I saw on-line that we could get free passes to the Getty Villa, J. Paul Getty’s Malibu estate overlooking the Pacific.
Figuring we might as well see what all the fuss was about, we ventured over there this afternoon. The first disappointment was upon arrival, when this arrogant parking lot attendant, who had seen us park up the hill on the street, told us that we had to park in the Getty garage for $15.00 or else we couldn’t get in. So much for the free admission. Having driven 30 minutes to get there, we decided to go for it.
Once inside, we strolled around the grounds. The interior consisted of two floors filled with art, Getty’s collection of busts, statues, glassware, pottery, and a few paintings.

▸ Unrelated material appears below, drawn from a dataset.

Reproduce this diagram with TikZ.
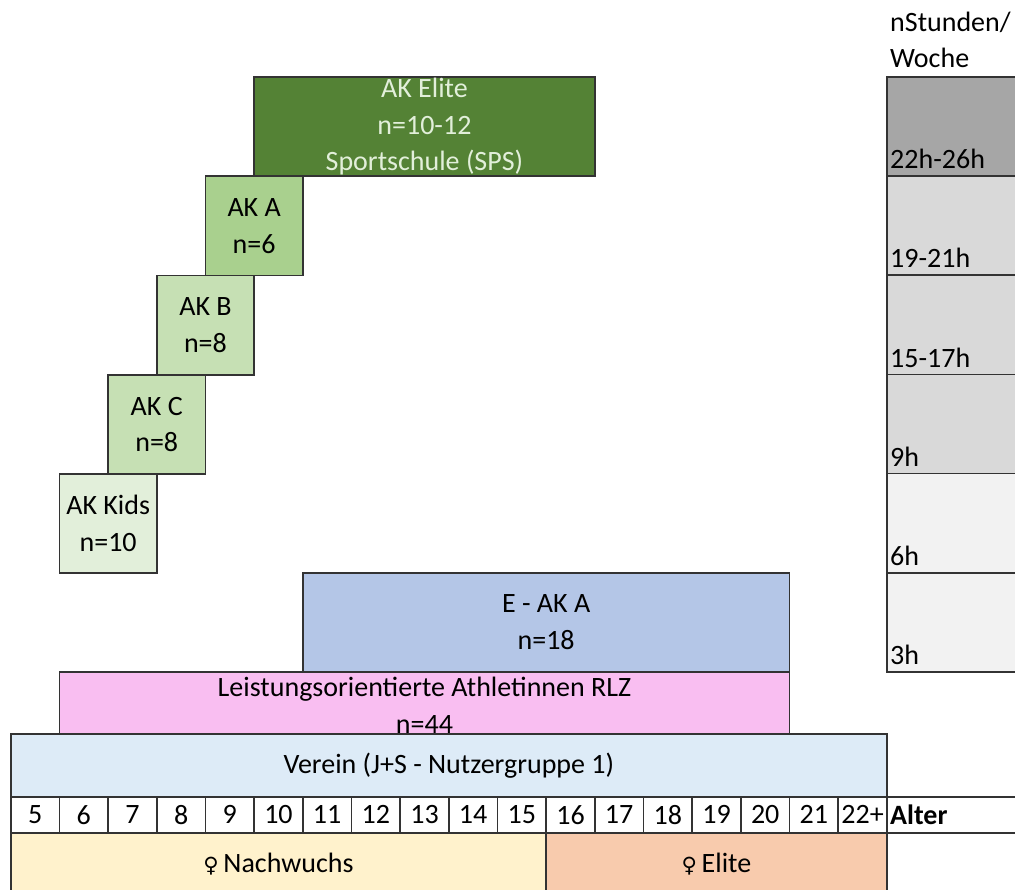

Next we visited the very beautiful east garden one of the most peaceful spaces at the Villa. It is shaded by sycamore and laurel trees and animated by splashing water from two sculptural fountains. Theatrical masks adorn the mosaic-and-shell fountain on the east wall, while sculpted bronze civet heads spout playful streams from the fountain at the center of the space.
From the upstairs verandas we had a lovely view of two reflecting pools. long and rectangular, adorned with statues and bright blue water. A glimpse of the ocean was down below as well, certainly the ideal place for a billionaire to survey his kingdom.
Having been to the Ringling Museum recently, or even the Breakers in Newport, R.I., I was a bit underwhelmed by the whole thing. Don’t get me wrong, it’s a beautiful place, but I had been told that it was one of the premier tourist attractions in southern California, and I thought the Hancock Library was much more intriguing.
But we wandered on through, of course ending up in the gift shop, where I refused to be gouged for 1.50 a post card or any other upscale trinkets.
And that, gentle readers, was about it. We were only there for about an hour and fifteen minutes. Should you decide to go, be advised: they are watching the street and will hassle you if you park there and try to walk in.